ABSTRACT

The Qurʾān is generally supposed to have originated in a social, cultural and linguistic environment familiar to the early commentators, whose activities began shortly after Muhammad’s death and many of whom were natives of the two cities in which he had been active; yet they not infrequently seem to have forgotten the original meaning of the text. 2 It is clear, for example, that they did not remember what Muhammad had meant by the expressions jizya ʿan yad, 3 al-ṣamad, 4 kalāla 5 or īlāf; indeed, the whole of Sūra v_2106 (Quraysh), in which the word īlāf occurs, was as opaque to them as it is to us; 6 and the same is true of the so-called ‘mysterious letters’. 7 Kalāla is a rather unusual case in that several traditions (attributed to ʿUmar) openly admit that the meaning of this word was unknown; 8 more commonly, the exegetes hide their ignorance behind a profusion of interpretations so contradictory that they can only be guesswork. “It might”, as Rosenthal observes, “seem an all too obvious and unconvincing argument to point to the constant differences of the interpreters and conclude from their disagreement that none of them is right.

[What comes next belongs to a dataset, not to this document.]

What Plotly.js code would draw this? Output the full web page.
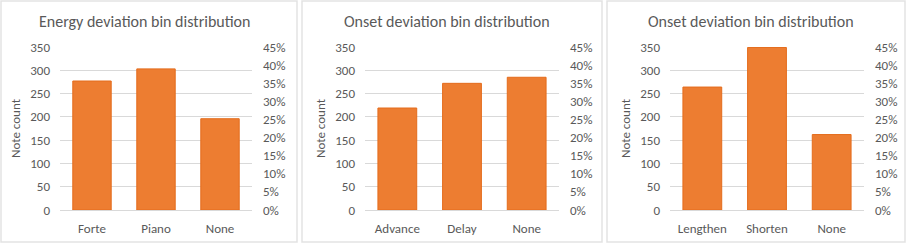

However, there is something to such an argument”. 9 There is indeed. Given that the entire exegetical tradition is characterized by a proliferation of diverse interpretations, it is legitimate to wonder whether guesswork did not play as great a role in its creation as did recollection; 10 but the tradition is not necessarily right even when it is unanimous. In this paper I shall first adduce an example of a Qurʾānic passage misunderstood by the exegetes without there being any disagreement whatsoever about the interpretation, and next discuss the exegetical memory loss with reference to the discontinuity between Qurʾānic legislation and Islamic law, of which I shall adduce another example.